The more popular CPM tools are planning, budgeting and forecasting software, which helps companies manage their financial operations. Companies also use CPM software for financial reporting to meet government and industry regulations, for strategy and performance measurement against predefined goals, and for cost and profitability management to improve profit margins, according to the report.

CPM software typically uses scorecards, dashboards and other visualization tools to let end users monitor corporate data and financial operations.

"BPS has strong long-term growth prospects, and this software category has held up reasonably well in the current recession," Hamerman wrote in his report. "Planning, forecasting, financial reporting, and performance measurement solutions have proven to be essential business tools to deal with economic uncertainty."

As part of his report, Hamerman ranked the leading CPM vendors based on the capabilities of their current offerings, the strength of their strategic visions for future enhancements, and market presence.

Topping the rankings, not surprisingly, are the mega-vendors that also dominate the BI market: SAP, Oracle and IBM.

All three have improved their CPM offerings in recent years through the same acquisitions that bolstered their BI capabilities, Hamerman said. Oracle acquired Hyperion in 2007, while SAP picked up Business Objects and IBM bought Cognos in 2008.

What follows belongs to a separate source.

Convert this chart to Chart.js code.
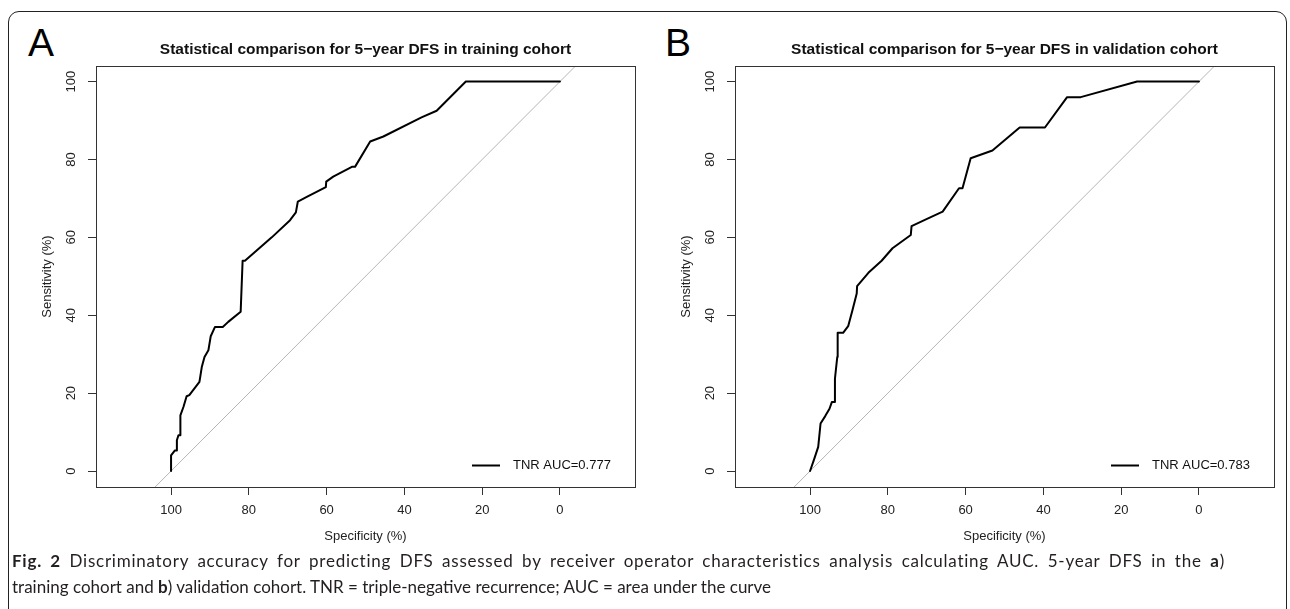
<!DOCTYPE html>
<html>
<head>
<meta charset="utf-8">
<script src="https://cdn.jsdelivr.net/npm/chart.js@4.4.0/dist/chart.umd.min.js"></script>
<style>
html, body { margin: 0; padding: 0; background: #fff; overflow: hidden; }
#wrap { position: relative; width: 1290px; height: 609px; overflow: hidden; }
#frame { position: absolute; left: 8px; top: 11px; width: 1279px; height: 700px; border: 1.5px solid #222; border-radius: 11px; box-sizing: border-box; }
.panel { position: absolute; top: 23px; font-family: 'Liberation Sans', Arial, sans-serif; font-size: 39px; line-height: 39px; color: #000; }
canvas { position: absolute; top: 0; }
#caption { position: absolute; left: 12px; top: 548px; font-family: Lato, sans-serif; font-size: 17px; line-height: 26px; color: #231f20; white-space: nowrap; }
#caption .first { width: 1213px; white-space: normal; letter-spacing: 0.75px; text-align: justify; text-align-last: justify; }
</style>
</head>
<body>
<div id="wrap">
  <div id="frame"></div>
  <div class="panel" style="left:28px">A</div>
  <div class="panel" style="left:665px">B</div>
  <canvas id="rocA" width="639" height="550" style="left:0"></canvas>
  <canvas id="rocB" width="639" height="550" style="left:639px"></canvas>
  <div id="caption">
    <div class="first"><b>Fig. 2</b> Discriminatory accuracy for predicting DFS assessed by receiver operator characteristics analysis calculating AUC. 5-year DFS in the <b>a</b>)</div>
    <div>training cohort and <b>b</b>) validation cohort. TNR = triple-negative recurrence; AUC = area under the curve</div>
  </div>
</div>
<script>
var tickValues = [0, 20, 40, 60, 80, 100];
var specRange = [-19.3, 119.3];
var sensRange = [-4.1, 104];

// training cohort
var trainTitle = 'Statistical comparison for 5\u2212year DFS in training cohort';
var trainLabel = 'TNR AUC=0.777';
var trainSpec = [100, 100, 99.0, 98.5, 98.5, 98.1, 97.6, 97.6, 96.8, 96.0, 95.3, 92.7, 92.1, 91.4, 90.4, 89.8, 88.7, 86.7, 85.3, 82.1, 81.6, 81.0, 74.1, 69.4, 67.9, 67.4, 65.1, 60.2, 60.1, 58.3, 53.5, 52.7, 48.8, 45.4, 35.6, 31.7, 24.2, 0];
var trainSens = [0, 4.0, 5.3, 5.3, 7.9, 9.2, 9.2, 14.3, 16.5, 19.2, 19.5, 22.9, 26.7, 29.3, 31.0, 34.6, 37.0, 37.0, 38.3, 40.9, 54.0, 54.0, 60.0, 64.4, 66.4, 69.2, 70.4, 72.9, 74.3, 75.6, 78.1, 78.1, 84.6, 85.9, 90.8, 92.5, 100, 100];

// validation cohort
var validTitle = 'Statistical comparison for 5\u2212year DFS in validation cohort';
var validLabel = 'TNR AUC=0.783';
var validSpec = [100, 98.9, 97.9, 97.3, 96.1, 95.0, 94.4, 93.6, 93.6, 93.0, 92.9, 91.5, 90.2, 89.1, 88.0, 87.9, 85.0, 81.6, 78.8, 74.1, 73.9, 70.2, 65.9, 61.7, 60.8, 58.7, 53.1, 46.1, 39.6, 33.9, 30.4, 15.9, 0];
var validSens = [0, 3.2, 6.2, 12.2, 14.1, 16.0, 17.7, 17.7, 23.7, 29.3, 35.5, 35.5, 37.2, 41.3, 45.6, 47.5, 50.9, 54.0, 57.2, 60.6, 62.9, 64.6, 66.6, 72.6, 72.6, 80.3, 82.3, 88.2, 88.2, 96.0, 96.0, 100, 100];

var fontFamily = "'Liberation Sans', Arial, Helvetica, sans-serif";

function toPoints(xs, ys) {
    return xs.map(function (x, i) { return {x: x, y: ys[i]}; });
}

function setTicks(axis) {
    axis.ticks = tickValues.map(function (v) { return {value: v}; });
}

// frame round the plot region, like R's box()
var boxPlugin = {
    id: 'box',
    afterDatasetsDraw: function (chart) {
        var a = chart.chartArea, ctx = chart.ctx;
        ctx.save();
        ctx.strokeStyle = '#333';
        ctx.lineWidth = 1;
        ctx.strokeRect(Math.round(a.left) + 0.5, Math.round(a.top) + 0.5, Math.round(a.right - a.left), Math.round(a.bottom - a.top));
        ctx.restore();
    }
};

// legend sits inside the plot, bottom right, no border
var legendPlugin = {
    id: 'innerLegend',
    afterDatasetsDraw: function (chart) {
        var a = chart.chartArea, ctx = chart.ctx, ds = chart.data.datasets[0];
        var y = a.bottom - 21.5;
        ctx.save();
        ctx.strokeStyle = ds.borderColor;
        ctx.lineWidth = 2;
        ctx.beginPath();
        ctx.moveTo(a.right - 163, y);
        ctx.lineTo(a.right - 135, y);
        ctx.stroke();
        ctx.fillStyle = '#111';
        ctx.font = '13px ' + fontFamily;
        ctx.textBaseline = 'middle';
        ctx.fillText(ds.label, a.right - 122, y);
        ctx.restore();
    }
};

function makeChart(id, spec, sens, label, title) {
    var ctx = document.getElementById(id).getContext('2d');
    return new Chart(ctx, {
        type: 'scatter',
        data: {
            datasets: [{
                label: label,
                data: toPoints(spec, sens),
                showLine: true,
                borderColor: '#000',
                borderWidth: 2,
                borderCapStyle: 'round',
                borderJoinStyle: 'round',
                pointRadius: 0
            }, {
                label: 'chance',
                data: [{x: 100 - sensRange[0], y: sensRange[0]}, {x: 100 - sensRange[1], y: sensRange[1]}],
                showLine: true,
                borderColor: '#b5b5b5',
                borderWidth: 1,
                pointRadius: 0
            }]
        },
        options: {
            responsive: false,
            animation: false,
            events: [],
            layout: {padding: {left: 0, right: 4, top: 0, bottom: 0}},
            plugins: {
                legend: {display: false},
                tooltip: {enabled: false},
                title: {
                    display: true,
                    text: title,
                    fullSize: false,
                    color: '#111',
                    font: {family: fontFamily, size: 15.5, weight: 'bold'},
                    padding: {top: 40.5, bottom: 6.9}
                }
            },
            scales: {
                x: {
                    type: 'linear',
                    reverse: true,
                    min: specRange[0],
                    max: specRange[1],
                    afterBuildTicks: setTicks,
                    afterFit: function (s) { s.height = 63; },
                    border: {display: false},
                    grid: {drawOnChartArea: false, drawTicks: true, tickLength: 8, color: '#333'},
                    ticks: {color: '#222', autoSkip: false, maxRotation: 0, padding: 7.2, font: {family: fontFamily, size: 13}},
                    title: {display: true, text: 'Specificity (%)', color: '#222', font: {family: fontFamily, size: 13}, padding: {top: 0, bottom: 6.2}}
                },
                y: {
                    type: 'linear',
                    min: sensRange[0],
                    max: sensRange[1],
                    afterBuildTicks: setTicks,
                    afterFit: function (s) { s.width = 96; },
                    border: {display: false},
                    grid: {drawOnChartArea: false, drawTicks: true, tickLength: 8, color: '#333'},
                    ticks: {color: '#222', minRotation: 90, maxRotation: 90, crossAlign: 'center', padding: 5.5, font: {family: fontFamily, size: 13}},
                    title: {display: true, text: 'Sensitivity (%)', color: '#222', font: {family: fontFamily, size: 13}, padding: {top: 39.2, bottom: 0}}
                }
            }
        },
        plugins: [boxPlugin, legendPlugin]
    });
}

makeChart('rocA', trainSpec, trainSens, trainLabel, trainTitle);
makeChart('rocB', validSpec, validSens, validLabel, validTitle);
</script>
</body>
</html>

Of the three, Oracle has the best combination of product capabilities and vision, according to Hamerman. "Oracle's broad product set includes the market-leading financial consolidations solution, Oracle Hyperion Financial Management, as well as other strong product offerings within the Oracle Hyperion Enterprise Performance Management family," Hamerman wrote.

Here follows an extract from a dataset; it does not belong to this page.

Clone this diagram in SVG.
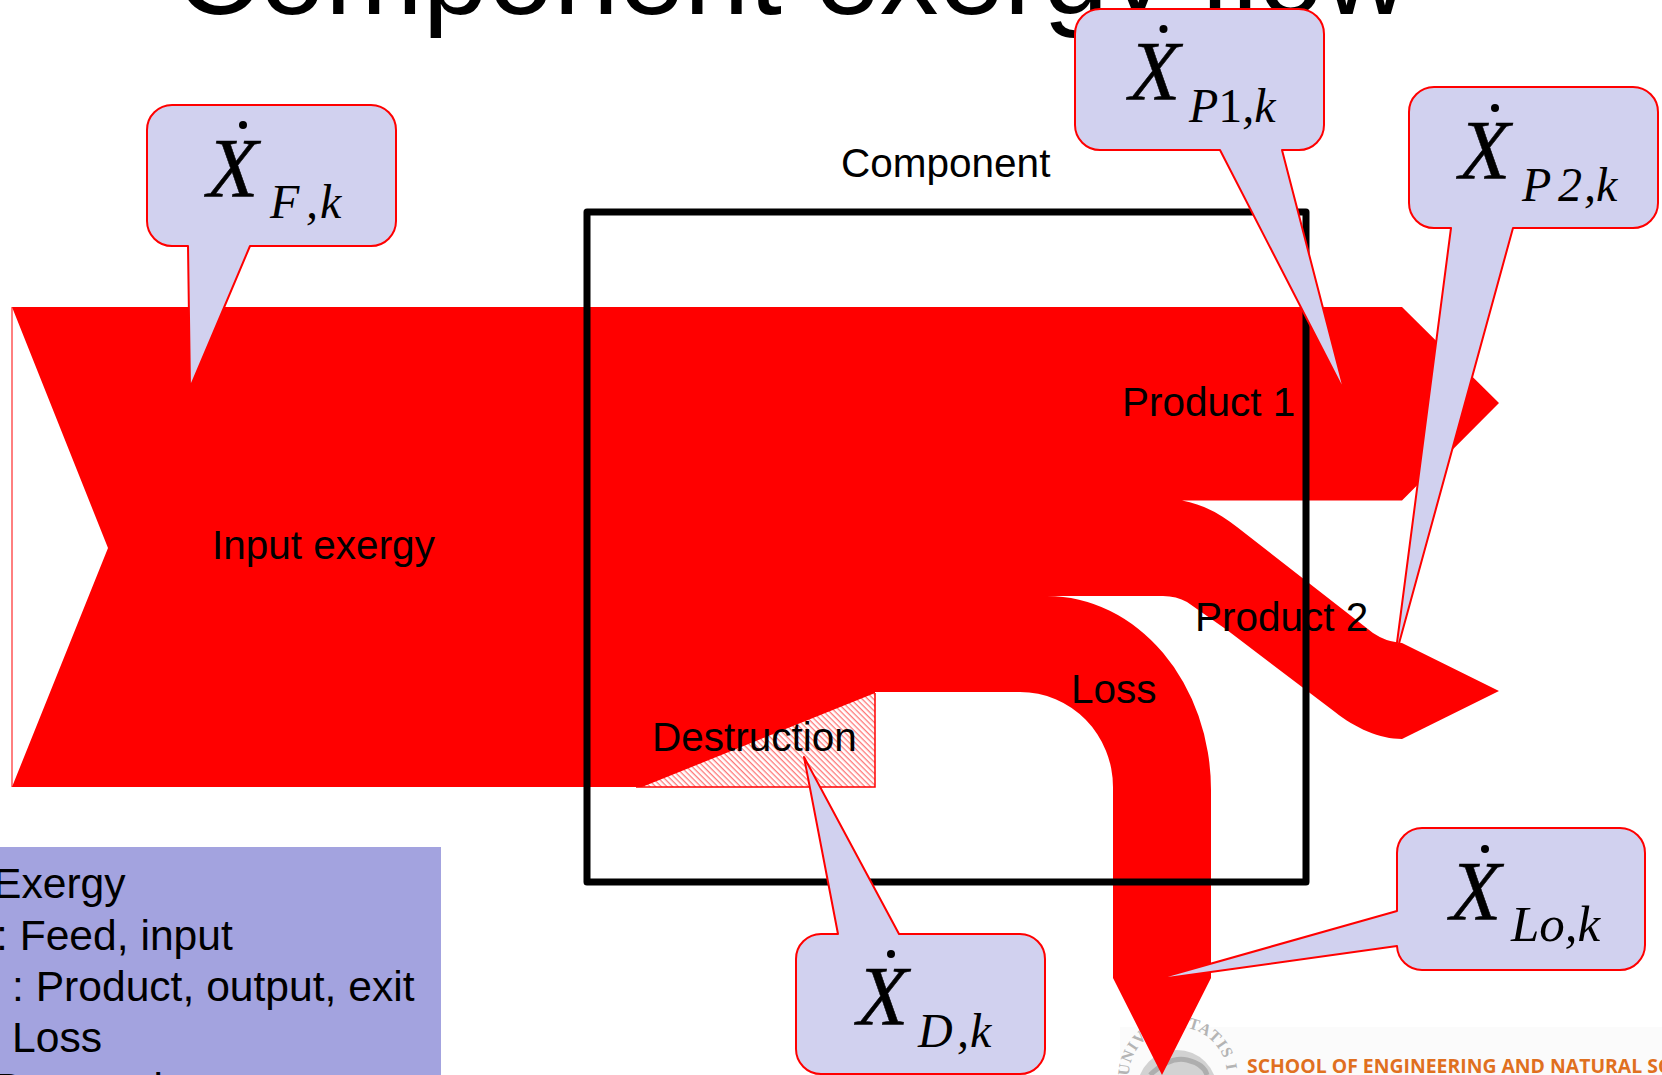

SAP has the strongest CPM portfolio in terms of capabilities but trails Oracle in its vision. IBM, on the other hand, scored the highest in terms of vision as it continues to integrate TM1, acquired from Applix in 2007, into its CPM platform.

"This architectural refresh, along with improvements to the application user experience, configuration tooling, and data integration, should help IBM Cognos reassert itself among the upper echelon of BPS," the report states.

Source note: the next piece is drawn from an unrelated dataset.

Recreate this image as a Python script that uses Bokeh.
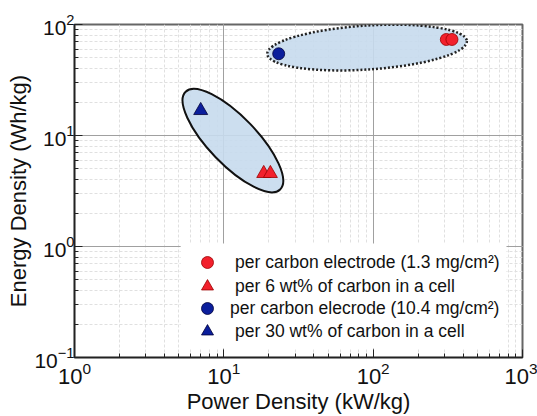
from bokeh.plotting import figure
from bokeh.models import Legend, LegendItem, BoxAnnotation
from bokeh.embed import file_html
from bokeh.resources import INLINE

# ---- data ----
red_circle_x = [309, 337]
red_circle_y = [73.3, 73.3]
red_tri_x = [18.5, 20.5]
red_tri_y = [4.55, 4.55]
blue_circle_x = [23.3]
blue_circle_y = [54.5]
blue_tri_x = [7.0]
blue_tri_y = [16.8]

labels = [
    "per carbon electrode (1.3 mg/cm\u00b2)",
    "per 6 wt% of carbon in a cell",
    "per carbon elecrode (10.4 mg/cm\u00b2)",
    "per 30 wt% of carbon in a cell",
]

# grouping ellipses (centre in data units)
solid_ell_x = [11.5]
solid_ell_y = [9.0]
dotted_ell_x = [91.0]
dotted_ell_y = [62.0]

x_range = (1, 1000)
y_range = (0.1, 100)

FONT = "Liberation Sans"
RED = "#f2202c"
RED_EDGE = "#9a0000"
BLUE = "#0b1e9c"
BLUE_EDGE = "#00003a"
ELL_FILL = "#c6daed"

p = figure(width=537, height=416, x_axis_type="log", y_axis_type="log",
           x_range=x_range, y_range=y_range, output_backend="svg",
           toolbar_location=None, min_border_left=74, min_border_top=24,
           min_border_right=15, min_border_bottom=59)

p.background_fill_color = "white"
p.outline_line_color = "#666666"
p.outline_line_width = 2

for ax in (p.xaxis[0], p.yaxis[0]):
    ax.axis_line_color = "#222222"
    ax.axis_line_width = 1.5
    ax.major_tick_in = 8
    ax.major_tick_out = 0
    ax.minor_tick_in = 4
    ax.minor_tick_out = 0
    ax.major_tick_line_color = "#222222"
    ax.minor_tick_line_color = "#222222"
    ax.major_label_text_font = FONT
    ax.major_label_text_color = "#111111"
    ax.axis_label_text_font = FONT
    ax.axis_label_text_font_style = "normal"
    ax.axis_label_text_color = "#111111"
    ax.axis_label_text_font_size = "22px"

p.xaxis.major_label_text_font_size = "22px"
p.yaxis.major_label_text_font_size = "21px"
p.xaxis.axis_label = "Power Density (kW/kg)"
p.yaxis.axis_label = "Energy Density (Wh/kg)"
p.xaxis.major_label_standoff = 4
p.xaxis.axis_label_standoff = 2
p.yaxis.major_label_standoff = 0
p.yaxis.axis_label_standoff = 0

for g in (p.xgrid[0], p.ygrid[0]):
    g.grid_line_color = "#a0a0a0"
    g.grid_line_width = 1
    g.minor_grid_line_color = "#e0e0e0"
    g.minor_grid_line_dash = "3 2"
    g.minor_grid_line_width = 1

# ellipses
p.ellipse(x=solid_ell_x, y=solid_ell_y, width=136, height=48, angle=-0.803,
          width_units="screen", height_units="screen",
          fill_color=ELL_FILL, fill_alpha=0.9, line_color="#111111", line_width=2)
p.ellipse(x=dotted_ell_x, y=dotted_ell_y, width=200, height=44, angle=0.065,
          width_units="screen", height_units="screen",
          fill_color=ELL_FILL, fill_alpha=0.9, line_color="#222222", line_width=2.5,
          line_dash="2 2")

r1 = p.scatter(red_circle_x, red_circle_y, marker="circle", size=12,
               fill_color=RED, line_color=RED_EDGE, line_width=0.8)
r2 = p.scatter(red_tri_x, red_tri_y, marker="triangle", size=14,
               fill_color=RED, line_color=RED_EDGE, line_width=0.8)
r3 = p.scatter(blue_circle_x, blue_circle_y, marker="circle", size=12,
               fill_color=BLUE, line_color=BLUE_EDGE, line_width=0.8)
r4 = p.scatter(blue_tri_x, blue_tri_y, marker="triangle", size=14,
               fill_color=BLUE, line_color=BLUE_EDGE, line_width=0.8)

# white area behind legend
p.add_layout(BoxAnnotation(left=5.14, right=781, bottom=0.1205, top=1.064,
                           fill_color="white", fill_alpha=1.0, line_alpha=0))

def make_legend(renderer, label, loc, standoff):
    lg = Legend(items=[LegendItem(label=label, renderers=[renderer])],
                location=loc, orientation="vertical",
                background_fill_alpha=0, border_line_alpha=0,
                label_text_font=FONT, label_text_font_size="17.5px",
                label_text_color="#111111", glyph_width=30, glyph_height=30,
                label_height=20, spacing=0, padding=10, margin=0,
                label_standoff=standoff)
    p.add_layout(lg, "center")

make_legend(r1, labels[0], (108, 70), 13)
make_legend(r2, labels[1], (108, 46), 13)
make_legend(r3, labels[2], (108, 24), 8)
make_legend(r4, labels[3], (108, 1), 13)

open("out.html", "w").write(file_html(p, INLINE))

SAS Institute and a number of smaller CPM pure-plays, including Clarity Systems, Infor and Tagetik, were also among the highest-ranked vendors.

Visualization, versatility to support multiple lines of business among key criteria

Companies evaluating CPM software should concentrate on a number of key criteria, according to Hamerman. Among them, be sure to select tools that give users the ability to personalize the way information is presented.

"People have different preferences in the way that they consume information," he said. "What they find intuitive in terms of graphical interpretations will vary."

Some users may find fuel gauges and dials the most useful way to visualize corporate performance-related data, while others may prefer drill-down charts and mouse-over features, he said. Luckily, most of the top CPM vendors have improved their visualization options in recent years.

"That's been a relatively recent evolution, in that the solutions have more graphical content," Hamerman said.

Companies should also look for CPM software with the ability to support multiple lines of business, not just finance departments that traditionally use such tools. Sales and HR, for example, can also benefit from performance management software, Hamerman said.

"[CPM software] should also enable organizations to compare certain KPIs to industry metrics via connections to external content publishers," he wrote, as well as be able to connect to multiple data sources within the enterprise.

Finally, companies should consider both smaller CPM vendors as well as the leading mega-vendors SAP, Oracle and IBM. In some cases, Hamerman said, small and medium-sized companies might "find mega-vendors more difficult in terms of manageability," as well as too expensive.